Now in his mid-90s, Gordon Graham's powerful and at times moving delivery draws on his personal sources as well as on official records including war diaries of his battalion, blending an objective account of great events with a soldier's spontaneous and candid reactions to them.
Episodes of drama and intense emotion are punctuated by moments of both poignancy and humour, leavened by mature reflection on the meaning and meaninglessness of war.
Garrison Hill was the epicentre of one of the fiercest and most strategically vital battles of World War II. Overlooking Kohima, a town in the Naga hills of North East India, Garrison Hill was until 1944 a tranquil tree-clad enclave surrounding the Commissioner's bungalow and tennis court.
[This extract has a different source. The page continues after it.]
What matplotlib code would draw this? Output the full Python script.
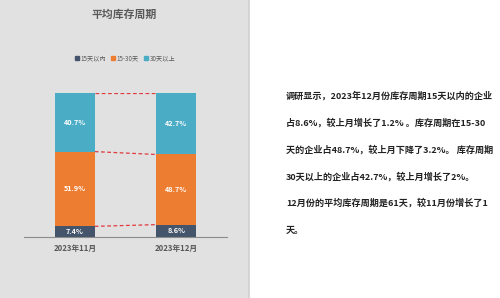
import matplotlib
matplotlib.use("Agg")
import matplotlib.pyplot as plt
import numpy as np
from matplotlib.patches import Rectangle

plt.rcParams['font.family'] = ['Noto Sans CJK SC', 'DejaVu Sans']

# data
months = ["2023年11月", "2023年12月"]
series_names = ["15天以内", "15-30天", "30天以上"]
under_15 = [7.4, 8.6]
d15_30 = [51.9, 48.7]
over_30 = [40.7, 42.7]
series_colors = ["#44546a", "#ed7d31", "#4bacc6"]

title = "平均库存周期"
summary_lines = [
    "调研显示，2023年12月份库存周期15天以内的企业",
    "占8.6%，较上月增长了1.2% 。库存周期在15-30",
    "天的企业占48.7%，较上月下降了3.2%。 库存周期",
    "30天以上的企业占42.7%，较上月增长了2%。",
    "12月份的平均库存周期是61天，较11月份增长了1",
    "天。",
]

W, H = 500, 298
fig = plt.figure(figsize=(W / 100, H / 100), dpi=100)
fig.patch.set_facecolor("white")

# grey chart panel on the left
fig.add_artist(Rectangle((0, 0), 249 / W, 1, transform=fig.transFigure,
                         facecolor="#e1e1e1", edgecolor="none", zorder=0))
fig.add_artist(plt.Line2D([249 / W, 249 / W], [0, 1], transform=fig.transFigure,
                          color="#cfcfcf", lw=1.2, zorder=1))

ax = fig.add_axes([24 / W, (H - 237) / H, 203 / W, 144 / H])
ax.set_facecolor("none")
x = np.arange(len(months))
width = 0.394

stacks = [under_15, d15_30, over_30]
bottom = np.zeros(len(months))
tops = []
for vals, col in zip(stacks, series_colors):
    vals = np.array(vals)
    ax.bar(x, vals, width, bottom=bottom, color=col, zorder=2)
    for xi, b, v in zip(x, bottom, vals):
        ax.text(xi, b + v / 2, f"{v:.1f}%", ha="center", va="center",
                color="white", fontsize=5.2, fontweight="bold", zorder=3)
    bottom = bottom + vals
    tops.append(bottom.copy())

# dashed connectors between bars
for t in tops:
    ax.plot([x[0] + width / 2, x[1] - width / 2], [t[0], t[1]],
            color="#e0393e", lw=0.9, ls=(0, (3, 2)), zorder=1)

ax.set_xlim(-0.5, 1.5)
ax.set_ylim(0, 100)
for s in ["top", "right", "left"]:
    ax.spines[s].set_visible(False)
ax.spines["bottom"].set_color("#8c8c8c")
ax.spines["bottom"].set_linewidth(0.8)
ax.set_yticks([])
ax.set_xticks(x)
ax.set_xticklabels(months, fontsize=5.6, color="#595959", fontweight="bold")
ax.tick_params(axis="x", length=0, pad=5)

fig.text(124 / W, 1 - 15 / H, title, ha="center", va="center",
         fontsize=7.8, fontweight="bold", color="#595959")

# legend
handles = [Rectangle((0, 0), 1, 1, color=c) for c in series_colors]
fig.legend(handles, series_names, loc="center", bbox_to_anchor=(125 / W, 1 - 58 / H),
           ncol=3, frameon=False, fontsize=4.5, handlelength=0.6, handleheight=0.6,
           handletextpad=0.3, columnspacing=0.8, labelcolor="#595959")

# summary text on the right
line_y = [96, 123, 150, 177, 203, 230]
for line, y in zip(summary_lines, line_y):
    fig.text(286 / W, 1 - y / H, line, ha="left", va="center",
             fontsize=6.55, fontweight="bold", color="#222222")

fig.savefig("out.png", dpi=100, facecolor=fig.get_facecolor())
Suddenly in April 1994, it became the scene of intensive close-quarter combat between a Japanese force attempting to invade India and a British division thrust into action to repel it.
Visiting Japan as part of his business life as a publisher in New York and London, the author sought out and dined cordially with Japanese veterans who had fought at Kohima, and later, as one of a small number of British veterans seeking reconciliation, entertained visiting Japanese veterans at his home. One such party finished with a sing-song, and a rendering of Auld Lang Syne in Japanese. When you can laugh and sing and cry a little with your former enemies, he writes, you know the war is really over.
The denouement of the book describes the formation of the Kohima Educational Trust, a charity founded by the author after the 60th Anniversary of the battle.